En este paso a un espacio cuya curvatura ya no es la de lo real, ni la de la verdad, la era de la simulación se abre, pues, con la liquidación de todos los referentes —peor aún: con su resurrección artificial en los sistemas de signos, material más dúctil que el sentido, en tanto que se ofrece a todos los sistemas de equivalencias, a todas las oposiciones binarias, a toda el álgebra combinatoria. No se trata ya de imitación ni de reiteración, incluso ni de parodia, sino de una suplantación de lo real por los signos de lo real, es decir, de una operación de disuasión de todo proceso real por su doble operativo, máquina de índole reproductiva, programática, im-pecable, que ofrece todos los signos de lo real y, en cortocircuito, todas sus peripecias. Lo real no tendrá nunca más ocasión de producirse —tal es la función vital del modelo en un sistema de muerte, o, mejor, de resurrección anticipada que no concede posibilidad alguna ni al fenómeno mismo de la muerte. Hiperreal en adelante al abrigo de lo imaginario, y de toda distinción entre lo real y lo imaginario, no dando lugar más que a la recurrencia orbital de modelos y a la generación simulada de diferencias.

Disimular es fingir no tener lo que se tiene. Simular es fingir tener lo que no se tiene. Lo uno remite a una presencia, lo otro a una ausencia. Pero la cuestión es más complicada, puesto que simular no es fingir: «Aquel que finge una enfermedad puede sencillamente meterse en cama y hacer creer que está enfermo. Aquel que simula una enfermedad aparenta tener algunos síntomas de ella» (Littré). Así, pues, fingir, o disimular, dejan intacto el principio de realidad: hay una diferencia clara, sólo que enmascarada. Por su parte la simulación vuelve a cuestionar la diferencia de lo «verdadero» y de lo «falso», de lo «real» y de lo «imaginario». El que simula, ¿está o no está enfermo contando con que ostenta «verdaderos» síntomas? Objetivamente, no se le puede tratar ni como enfermo ni como no–enfermo. La psicología y la medicina se de-tienen ahí, frente a una verdad de la enfermedad inencontrable en lo sucesivo.

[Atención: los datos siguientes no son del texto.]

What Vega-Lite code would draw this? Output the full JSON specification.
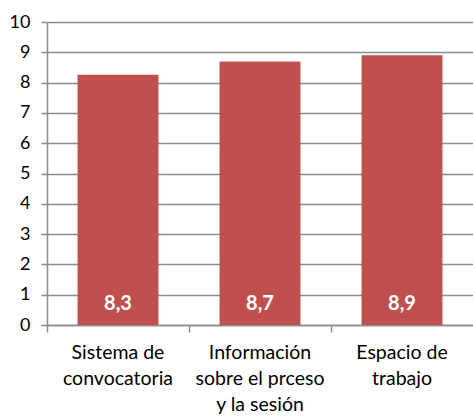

Pues si cualquier síntoma puede ser «producido» y no se recibe ya como un hecho natural, toda enfermedad puede considerarse simulable y simulada y la medicina pierde entonces su sentido al no saber tratar mas que las enfermedades «verdaderas» según sus causas objetivas. La psicosomática evoluciona de manera turbia en los confines del principio de enfermedad. En cuanto al psicoanálisis, remite el síntoma desde el orden orgánico al orden inconsciente: una vez más éste es considerado más «verdadero» que el otro. Pero, ¿por qué habría de detenerse el simulacro en las puertas del inconsciente? ¿Por qué el «trabajo» del inconsciente no podría ser «producido» de la misma manera que no importa qué síntoma de la medicina clásica? Así lo son ya los sueños.